EXERCISE: Copy out the data below as written; omit any images.

DATA BLOCK:
◆ ◆ ◆ ◆
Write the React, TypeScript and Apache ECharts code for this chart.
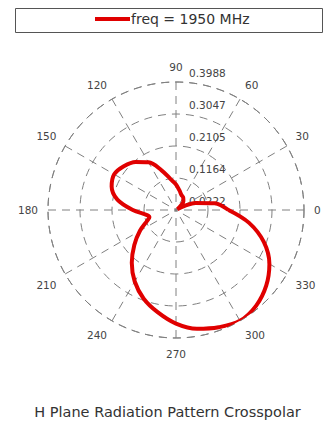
import React, { useEffect, useRef } from "react";
import * as echarts from "echarts";

// Antenna H-plane crosspolar pattern, angle in degrees (0 = +x, CCW)
const angles: number[] = [
  0, 10, 20, 25, 30, 40, 50, 60, 70, 80, 90, 100, 110, 120, 130, 140, 150, 160,
  170, 180, 190, 195, 200, 210, 220, 230, 240, 250, 260, 270, 280, 290, 300,
  310, 320, 330, 340, 350, 360,
];
const gain: number[] = [
  0.1766, 0.1371, 0.0834, 0.0505, 0.0269, 0.0363, 0.0561, 0.0646, 0.0693,
  0.0806, 0.0975, 0.1145, 0.1465, 0.1841, 0.2067, 0.2227, 0.2322, 0.2237,
  0.1973, 0.1493, 0.1088, 0.1032, 0.1116, 0.1446, 0.1823, 0.2246, 0.2651,
  0.2999, 0.3282, 0.3564, 0.3771, 0.3894, 0.3988, 0.3894, 0.3687, 0.3395,
  0.2971, 0.2406, 0.1766,
];
const radiusTicks: string[] = ["0.0222", "0.1164", "0.2105", "0.3047", "0.3988"];
const seriesName = "freq = 1950 MHz";
const chartTitle = "H Plane Radiation Pattern Crosspolar";

const rMin = 0.0222;
const rMax = 0.3988;
const rStep = (rMax - rMin) / 4;
const FONT = "DejaVu Sans";

export default function App() {
  const ref = useRef<HTMLDivElement>(null);

  useEffect(() => {
    if (!ref.current) return;
    const chart = echarts.init(ref.current, undefined, { renderer: "svg" });
    const grid = { color: "#808080", width: 1, type: [8, 6] as number[] };

    // the angle axis runs from 90 to 450 so the radial labels sit on the 90° spoke
    const data = angles.map((a, i) => [gain[i], a < 90 ? a + 360 : a]);

    chart.setOption({
      animation: false,
      backgroundColor: "#ffffff",
      title: {
        text: chartTitle,
        left: "center",
        top: 404,
        padding: 0,
        textStyle: {
          fontFamily: FONT,
          fontSize: 14.5,
          fontWeight: "normal",
          color: "#333",
        },
      },
      legend: {
        data: [seriesName],
        left: 95,
        top: 12,
        padding: 0,
        icon: "rect",
        itemWidth: 35,
        itemHeight: 4,
        textStyle: { fontFamily: FONT, fontSize: 14, color: "#333", padding: [0, 0, 0, -4] },
      },
      graphic: [
        {
          type: "rect",
          shape: { x: 15.5, y: 8.5, width: 307, height: 24 },
          style: { fill: "none", stroke: "#555", lineWidth: 1 },
          z: -1,
        },
      ],
      polar: { center: [176, 210], radius: 128 },
      angleAxis: {
        type: "value",
        min: 90,
        max: 450,
        interval: 30,
        startAngle: 90,
        clockwise: false,
        axisLine: { show: true, lineStyle: grid },
        axisTick: { show: false },
        splitLine: { show: true, lineStyle: grid },
        axisLabel: {
          margin: 10,
          fontFamily: FONT,
          fontSize: 10.5,
          color: "#444",
          formatter: (v: number) => (v === 450 ? "" : String(v % 360)),
        },
      },
      radiusAxis: {
        type: "value",
        min: rMin,
        max: rMax,
        interval: rStep,
        axisLine: { show: false },
        axisTick: { show: false },
        splitLine: { show: true, lineStyle: grid },
        axisLabel: {
          margin: -13,
          fontFamily: FONT,
          fontSize: 10.5,
          color: "#444",
          align: "left",
          verticalAlign: "bottom",
          padding: [0, 0, 4, 0],
          formatter: (v: number) => radiusTicks[Math.round((v - rMin) / rStep)] ?? "",
        },
      },
      series: [
        {
          name: seriesName,
          type: "line",
          coordinateSystem: "polar",
          data,
          symbol: "none",
          smooth: 0.35,
          lineStyle: { color: "#e00000", width: 4 },
          itemStyle: { color: "#e00000" },
          z: 3,
        },
      ],
    });
    return () => chart.dispose();
  }, []);

  return (
    <div
      ref={ref}
      style={{ position: "absolute", left: 0, top: 0, width: 335, height: 427 }}
    />
  );
}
◆ ◆ ◆ ◆
ANSWER TO THE TASK:
Write the React, TypeScript and Apache ECharts code for this chart.
import React, { useEffect, useRef } from "react";
import * as echarts from "echarts";

// Antenna H-plane crosspolar pattern, angle in degrees (0 = +x, CCW)
const angles: number[] = [
  0, 10, 20, 25, 30, 40, 50, 60, 70, 80, 90, 100, 110, 120, 130, 140, 150, 160,
  170, 180, 190, 195, 200, 210, 220, 230, 240, 250, 260, 270, 280, 290, 300,
  310, 320, 330, 340, 350, 360,
];
const gain: number[] = [
  0.1766, 0.1371, 0.0834, 0.0505, 0.0269, 0.0363, 0.0561, 0.0646, 0.0693,
  0.0806, 0.0975, 0.1145, 0.1465, 0.1841, 0.2067, 0.2227, 0.2322, 0.2237,
  0.1973, 0.1493, 0.1088, 0.1032, 0.1116, 0.1446, 0.1823, 0.2246, 0.2651,
  0.2999, 0.3282, 0.3564, 0.3771, 0.3894, 0.3988, 0.3894, 0.3687, 0.3395,
  0.2971, 0.2406, 0.1766,
];
const radiusTicks: string[] = ["0.0222", "0.1164", "0.2105", "0.3047", "0.3988"];
const seriesName = "freq = 1950 MHz";
const chartTitle = "H Plane Radiation Pattern Crosspolar";

const rMin = 0.0222;
const rMax = 0.3988;
const rStep = (rMax - rMin) / 4;
const FONT = "DejaVu Sans";

export default function App() {
  const ref = useRef<HTMLDivElement>(null);

  useEffect(() => {
    if (!ref.current) return;
    const chart = echarts.init(ref.current, undefined, { renderer: "svg" });
    const grid = { color: "#808080", width: 1, type: [8, 6] as number[] };

    // the angle axis runs from 90 to 450 so the radial labels sit on the 90° spoke
    const data = angles.map((a, i) => [gain[i], a < 90 ? a + 360 : a]);

    chart.setOption({
      animation: false,
      backgroundColor: "#ffffff",
      title: {
        text: chartTitle,
        left: "center",
        top: 404,
        padding: 0,
        textStyle: {
          fontFamily: FONT,
          fontSize: 14.5,
          fontWeight: "normal",
          color: "#333",
        },
      },
      legend: {
        data: [seriesName],
        left: 95,
        top: 12,
        padding: 0,
        icon: "rect",
        itemWidth: 35,
        itemHeight: 4,
        textStyle: { fontFamily: FONT, fontSize: 14, color: "#333", padding: [0, 0, 0, -4] },
      },
      graphic: [
        {
          type: "rect",
          shape: { x: 15.5, y: 8.5, width: 307, height: 24 },
          style: { fill: "none", stroke: "#555", lineWidth: 1 },
          z: -1,
        },
      ],
      polar: { center: [176, 210], radius: 128 },
      angleAxis: {
        type: "value",
        min: 90,
        max: 450,
        interval: 30,
        startAngle: 90,
        clockwise: false,
        axisLine: { show: true, lineStyle: grid },
        axisTick: { show: false },
        splitLine: { show: true, lineStyle: grid },
        axisLabel: {
          margin: 10,
          fontFamily: FONT,
          fontSize: 10.5,
          color: "#444",
          formatter: (v: number) => (v === 450 ? "" : String(v % 360)),
        },
      },
      radiusAxis: {
        type: "value",
        min: rMin,
        max: rMax,
        interval: rStep,
        axisLine: { show: false },
        axisTick: { show: false },
        splitLine: { show: true, lineStyle: grid },
        axisLabel: {
          margin: -13,
          fontFamily: FONT,
          fontSize: 10.5,
          color: "#444",
          align: "left",
          verticalAlign: "bottom",
          padding: [0, 0, 4, 0],
          formatter: (v: number) => radiusTicks[Math.round((v - rMin) / rStep)] ?? "",
        },
      },
      series: [
        {
          name: seriesName,
          type: "line",
          coordinateSystem: "polar",
          data,
          symbol: "none",
          smooth: 0.35,
          lineStyle: { color: "#e00000", width: 4 },
          itemStyle: { color: "#e00000" },
          z: 3,
        },
      ],
    });
    return () => chart.dispose();
  }, []);

  return (
    <div
      ref={ref}
      style={{ position: "absolute", left: 0, top: 0, width: 335, height: 427 }}
    />
  );
}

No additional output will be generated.